Mexican businessman (1927–2020)

Jerónimo Julio Arango Arias (1927 — 4 April 2020) was a Mexican billionaire businessman, co-founder of the Aurrerá supermarket chain, with his younger brothers, Manuel and Plácido, known for a long time as three of Mexico's wealthiest men. His net worth was estimated at US$4.6 billion in 2006 by Forbes.

==Career==
Arango founded his Aurrerá discount stores in 1958 after a trip to New York where he witnessed people standing in long lines to obtain discounts; he decided to open one that sold at discount, emphasizing cost over other niceties. The stores flourished and eventually, his family's company, Grupo CIFRA, was the largest supermarket chain in Mexico (including Aurrerá and Superama stores) as well as restaurants (VIPs and El Portón) and fashion stores (Suburbia).

By 1991, Arango partnered with Wal-Mart, a move that eventually brought the Wal-Mart retail stores to Mexico. The Mexican chain was later renamed Walmex and became the starting point for Wal-Mart's expansion in Mexico. By 1997 the Arango family decided to sell majority shareholding of CIFRA to Wal-Mart in a transaction worth over $2 billion.

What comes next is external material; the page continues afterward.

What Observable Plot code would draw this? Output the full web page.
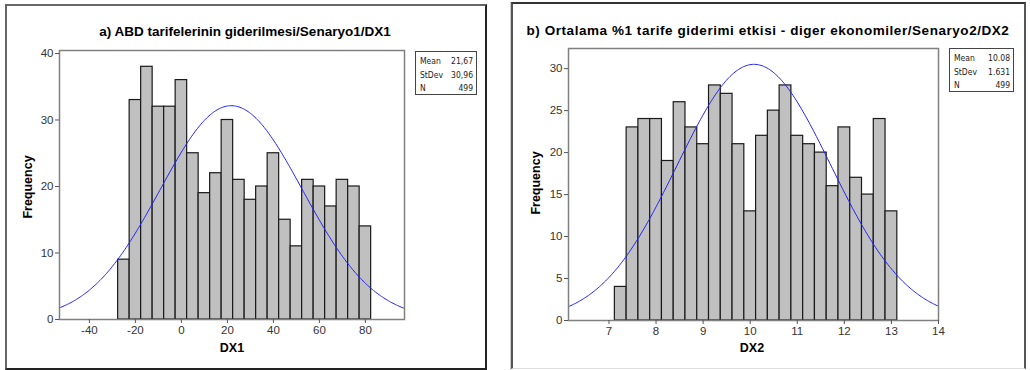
<!DOCTYPE html>
<html>
<head>
<meta charset="utf-8">
<script src="https://cdn.jsdelivr.net/npm/d3@7"></script>
<script src="https://cdn.jsdelivr.net/npm/@observablehq/plot@0.6"></script>
<style>
  html, body { margin: 0; padding: 0; background: #fff; }
  #page { position: relative; width: 1030px; height: 370px; overflow: hidden; font-family: "Liberation Sans", Arial, sans-serif; }
  .abs { position: absolute; }
  .title { font-weight: bold; font-size: 13.5px; color: #000; white-space: nowrap; transform: translateX(-50%); }
  .axlab { font-weight: bold; font-size: 12.5px; color: #000; white-space: nowrap; }
  .stats { border: 1.5px solid #444; font-family: "DejaVu Sans Condensed", "Liberation Sans", sans-serif; font-size: 8.5px; color: #222; box-sizing: border-box; padding: 3px 3px 0 4px; line-height: 13.5px; }
  .stats div { display: flex; justify-content: space-between; }
</style>
</head>
<body>
<div id="page">
  <div class="abs" style="left:5px;top:4px;width:478px;height:362px;border-left:2px solid #666;border-top:2px solid #666;border-right:2px solid #222;border-bottom:2px solid #222;"></div>
  <div class="abs" style="left:510px;top:2px;width:1px;height:368px;background:#ccc;"></div>
  <div class="abs" style="left:511px;top:2px;width:511px;height:364px;border-left:2px solid #555;border-top:2px solid #333;border-right:2px solid #555;border-bottom:1px solid #ddd;"></div>

  <div id="chartA" class="abs" style="left:0;top:0;"></div>
  <div id="chartB" class="abs" style="left:515px;top:0;"></div>

  <div class="abs title" style="left:245px;top:24px;">a) ABD tarifelerinin giderilmesi/Senaryo1/DX1</div>
  <div class="abs title" style="left:768px;top:23px;letter-spacing:0.55px;">b) Ortalama %1 tarife giderimi etkisi - diger ekonomiler/Senaryo2/DX2</div>

  <div class="abs axlab" style="left:232px;top:341px;transform:translateX(-50%);">DX1</div>
  <div class="abs axlab" style="left:752px;top:341px;transform:translateX(-50%);">DX2</div>
  <div class="abs axlab" style="left:28px;top:187px;transform:translate(-50%,-50%) rotate(-90deg);">Frequency</div>
  <div class="abs axlab" style="left:536px;top:183px;transform:translate(-50%,-50%) rotate(-90deg);">Frequency</div>

  <div class="abs stats" style="left:415px;top:51px;width:62px;height:44px;">
    <div><span>Mean</span><span id="mA"></span></div>
    <div><span>StDev</span><span id="sA"></span></div>
    <div><span>N</span><span id="nA"></span></div>
  </div>
  <div class="abs stats" style="left:949px;top:48px;width:65px;height:44px;">
    <div><span>Mean</span><span id="mB"></span></div>
    <div><span>StDev</span><span id="sB"></span></div>
    <div><span>N</span><span id="nB"></span></div>
  </div>
</div>
<script>
// ---------- Data: panel a (DX1) ----------
const binStartA = [-27.5, -22.5, -17.5, -12.5, -7.5, -2.5, 2.5, 7.5, 12.5, 17.5, 22.5, 27.5, 32.5, 37.5, 42.5, 47.5, 52.5, 57.5, 62.5, 67.5, 72.5, 77.5];
const countsA   = [9, 33, 38, 32, 32, 36, 25, 19, 22, 30, 21, 18, 20, 25, 15, 11, 21, 20, 17, 21, 20, 14];
const binWidthA = 5;
const statsA = {mean: 21.67, sd: 30.96, n: 499, meanLabel: "21,67", sdLabel: "30,96", nLabel: "499"};
const xTicksA = [-40, -20, 0, 20, 40, 60, 80];
const yTicksA = [0, 10, 20, 30, 40];

// ---------- Data: panel b (DX2) ----------
const binStartB = [7.125, 7.375, 7.625, 7.875, 8.125, 8.375, 8.625, 8.875, 9.125, 9.375, 9.625, 9.875, 10.125, 10.375, 10.625, 10.875, 11.125, 11.375, 11.625, 11.875, 12.125, 12.375, 12.625, 12.875];
const countsB   = [4, 23, 24, 24, 19, 26, 23, 21, 28, 27, 21, 13, 22, 25, 28, 22, 21, 20, 16, 23, 17, 15, 24, 13];
const binWidthB = 0.25;
const statsB = {mean: 10.08, sd: 1.631, n: 499, meanLabel: "10.08", sdLabel: "1.631", nLabel: "499"};
const xTicksB = [7, 8, 9, 10, 11, 12, 13, 14];
const yTicksB = [0, 5, 10, 15, 20, 25, 30];

function fittedNormal(domain, stats, bw) {
  // fitted normal density scaled to counts (N * bin width * pdf)
  const pts = [];
  const steps = 300;
  for (let i = 0; i <= steps; i++) {
    const x = domain[0] + (domain[1] - domain[0]) * i / steps;
    const z = (x - stats.mean) / stats.sd;
    const y = stats.n * bw * Math.exp(-0.5 * z * z) / (stats.sd * Math.sqrt(2 * Math.PI));
    pts.push({x, y});
  }
  return pts;
}

function histo({starts, counts, bw, stats, xDomain, yDomain, xTicks, yTicks, width, height, margins}) {
  const bars = starts.map((s, i) => ({x1: s, x2: s + bw, y: counts[i]}));
  const fmt = d => String(d);
  return Plot.plot({
    width, height,
    marginLeft: margins[0], marginTop: margins[1], marginRight: margins[2], marginBottom: margins[3],
    style: {fontFamily: "'Liberation Sans', Arial, sans-serif", fontSize: "11.5px", color: "#333", background: "transparent", overflow: "visible"},
    x: {domain: xDomain, ticks: xTicks},
    y: {domain: yDomain, ticks: yTicks},
    marks: [
      Plot.rectY(bars, {x1: "x1", x2: "x2", y: "y", fill: "#c0c0c0", stroke: "#1a1a1a", strokeWidth: 1.2}),
      Plot.line(fittedNormal(xDomain, stats, bw), {x: "x", y: "y", stroke: "#2020ff", strokeWidth: 1, clip: true}),
      Plot.frame({stroke: "#808080", strokeWidth: 1.5}),
      Plot.axisX({ticks: xTicks, tickFormat: fmt, tickSize: 4, tickPadding: 2, label: null, fontSize: 11.5, stroke: "#555"}),
      Plot.axisY({ticks: yTicks, tickFormat: fmt, tickSize: 4, tickPadding: 2, label: null, fontSize: 11.5, stroke: "#555"})
    ]
  });
}

document.getElementById("chartA").appendChild(histo({
  starts: binStartA, counts: countsA, bw: binWidthA, stats: statsA,
  xDomain: [-53, 97], yDomain: [0, 40.45], xTicks: xTicksA, yTicks: yTicksA,
  width: 500, height: 370, margins: [59, 50, 96, 51]
}));
document.getElementById("chartB").appendChild(histo({
  starts: binStartB, counts: countsB, bw: binWidthB, stats: statsB,
  xDomain: [6.14, 14.0], yDomain: [0, 32.4], xTicks: xTicksB, yTicks: yTicksB,
  width: 515, height: 370, margins: [53, 48, 92, 50]
}));

document.getElementById("mA").textContent = statsA.meanLabel;
document.getElementById("sA").textContent = statsA.sdLabel;
document.getElementById("nA").textContent = statsA.nLabel;
document.getElementById("mB").textContent = statsB.meanLabel;
document.getElementById("sB").textContent = statsB.sdLabel;
document.getElementById("nB").textContent = statsB.nLabel;
</script>
</body>
</html>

Manuel, Jerónimo's brother is the president of the Mexican Center for Philanthropy as well for more than ten different non-profit organizations. He won two Academy Awards in the 1970s for the production of a well-known documentary about pre-Hispanic life. Manuel's wife, Marie-Therese Arango, is the president of the Mexican Folk Art Museum.

==Personal life==
Prior to his death, his residence was in Los Angeles, California. He had a vacation home in Acapulco which was designed by John Lautner. This house known as the Marbrisa House, is considered an icon in space age/googie design. Arango died on 4 April 2020 due to natural causes.